Quote by Paul Virilio: When you invent the ship, you also invent the shipwreck; when you invent the plane you also invent the plane crash; and when you invent electricity, you invent electrocution... Every technology carriers its own negativity, which is invented at the same time as technical progress.

The philosopher Paul Virilio wrote about technology: “When you invent the ship, you also invent the shipwreck…“. As scientists, when we create anything we need to imagine what could go wrong and own that. It is not enough to put together an early warning system, however world leading, accurate, and timely, if no one acts on it.

Six mountains right to left, joined by bridges. Each is labelled, from left to right, Observation (sensor technology), weather forecast (atmospheric modelling), hazard forecast (environmental modelling), impact forecast (socio-economic modelling), warning (communication science), decision (behavioural psychology).

Golding et al (2019) described how early warning systems are made up of steps together in a chain. At each step, value is built as a mountain, between each step the value is lost in the ‘valleys of death’. Bridges of communication, understanding, and knowledge transfer ensure that value is retained and passed forward. The only value of an early warning system emerges when people respond to it appropriately.

Hannah described in her article how the failure laid in the way that warnings were produced, disseminated, and interpreted. The EFAS relies on public agencies to respond to their warnings – as happened in some places but not others – they are not available to the public. Professor Linda Speight, University of Oxford, who also specialises in flooding, described the difficulty of issuing warnings with the right message, especially when working with numerous different groups and organisations – a one-size fits all approach does not work for effective warning.

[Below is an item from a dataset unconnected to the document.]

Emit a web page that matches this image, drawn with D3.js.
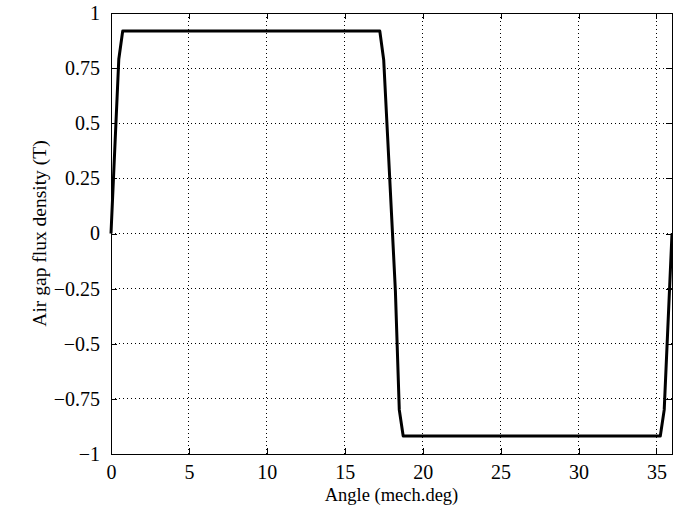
<!DOCTYPE html>
<html>
<head>
<meta charset="utf-8">
<script src="https://cdn.jsdelivr.net/npm/d3@7"></script>
<style>
  html, body { margin: 0; padding: 0; background: #fff; }
  svg { display: block; font-family: "Liberation Serif", "Times New Roman", serif; }
</style>
</head>
<body>
<svg id="chart" width="673" height="520"></svg>
<script>
// Air gap flux density over one pole pair (mechanical degrees)
const angleDeg = [0, 0.5, 0.75, 17.25, 17.5, 17.75, 18.0, 18.25, 18.5, 18.75, 35.25, 35.5, 36];
const fluxT    = [0, 0.79, 0.918, 0.918, 0.787, 0.44, 0.09, -0.26, -0.80, -0.918, -0.918, -0.80, 0];

const xTicks = [0, 5, 10, 15, 20, 25, 30, 35];
const yTicks = [-1, -0.75, -0.5, -0.25, 0, 0.25, 0.5, 0.75, 1];
const yTickLabels = ["−1", "−0.75", "−0.5", "−0.25", "0", "0.25", "0.5", "0.75", "1"];
const xTickLabels = ["0", "5", "10", "15", "20", "25", "30", "35"];

const margin = { left: 111, top: 13, right: 672, bottom: 454 };
const svg = d3.select("#chart");

const x = d3.scaleLinear().domain([0, 36]).range([margin.left, margin.right]);
const y = d3.scaleLinear().domain([-1, 1]).range([margin.bottom, margin.top]);

const tickFont = 20;
const titleFont = 18.5;

// dotted grid
const grid = svg.append("g");
grid.selectAll("line.gx").data(xTicks).join("line")
  .attr("x1", d => x(d)).attr("x2", d => x(d))
  .attr("y1", margin.top).attr("y2", margin.bottom)
  .attr("stroke", "#000").attr("stroke-width", 1)
  .attr("stroke-dasharray", "1,3").attr("shape-rendering", "crispEdges");
grid.selectAll("line.gy").data(yTicks).join("line")
  .attr("x1", margin.left).attr("x2", margin.right)
  .attr("y1", d => y(d)).attr("y2", d => y(d))
  .attr("stroke", "#000").attr("stroke-width", 1)
  .attr("stroke-dasharray", "1,3").attr("shape-rendering", "crispEdges");

// axes with inward ticks on all four sides
const tickLen = 6;
const axB = d3.axisBottom(x).tickValues(xTicks).tickFormat((d, i) => xTickLabels[i])
  .tickSizeInner(-tickLen).tickSizeOuter(0).tickPadding(11);
const axL = d3.axisLeft(y).tickValues(yTicks).tickFormat((d, i) => yTickLabels[i])
  .tickSizeInner(-tickLen).tickSizeOuter(0).tickPadding(11);
const axT = d3.axisTop(x).tickValues(xTicks).tickFormat("")
  .tickSizeInner(-tickLen).tickSizeOuter(0);
const axR = d3.axisRight(y).tickValues(yTicks).tickFormat("")
  .tickSizeInner(-tickLen).tickSizeOuter(0);

function styleAxis(g) {
  g.select(".domain").remove();
  g.selectAll(".tick line").attr("stroke", "#000").attr("shape-rendering", "crispEdges");
  g.selectAll(".tick text").attr("fill", "#000")
    .style("font-family", '"Liberation Serif", "Times New Roman", serif')
    .style("font-size", tickFont + "px");
}

svg.append("g").attr("transform", `translate(0,${margin.bottom})`).call(axB).call(styleAxis);
svg.append("g").attr("transform", `translate(${margin.left},0)`).call(axL).call(styleAxis);
svg.append("g").attr("transform", `translate(0,${margin.top})`).call(axT).call(styleAxis);
svg.append("g").attr("transform", `translate(${margin.right},0)`).call(axR).call(styleAxis);

// frame
svg.append("rect")
  .attr("x", margin.left).attr("y", margin.top)
  .attr("width", margin.right - margin.left).attr("height", margin.bottom - margin.top)
  .attr("fill", "none").attr("stroke", "#000").attr("stroke-width", 1)
  .attr("shape-rendering", "crispEdges");

// flux density curve
const pts = angleDeg.map((a, i) => [a, fluxT[i]]);
const line = d3.line().x(d => x(d[0])).y(d => y(d[1]));
svg.append("path")
  .datum(pts)
  .attr("d", line)
  .attr("fill", "none")
  .attr("stroke", "#000")
  .attr("stroke-width", 3)
  .attr("stroke-linejoin", "round");

// axis titles
svg.append("text")
  .attr("x", (margin.left + margin.right) / 2)
  .attr("y", 501)
  .attr("text-anchor", "middle")
  .style("font-size", titleFont + "px")
  .text("Angle (mech.deg)");

svg.append("text")
  .attr("transform", `translate(46,${(margin.top + margin.bottom) / 2}) rotate(-90)`)
  .attr("text-anchor", "middle")
  .style("font-size", (titleFont + 1) + "px")
  .text("Air gap flux density (T)");
</script>
</body>
</html>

Both Hannah and Linda conclude that flood warnings are only effective if people understand the potential impacts on them. Linda described the benefits on impact-based forecasting, for example: “river levels will rise rapidly causing widespread flooding. Damage to roads and property is expected”. Hannah summarised the job of a flood warning (and science more widely) as “helping people see the invisible” – it is helping people imagine those potential impacts in response to the warning so they are compelled to take action. To Hannah, this failure in imagination was the missing bridge in the early warning chain, between warning and decision, where that value, tragically and literally, fell into the valley of death.

How would you help people see the invisible?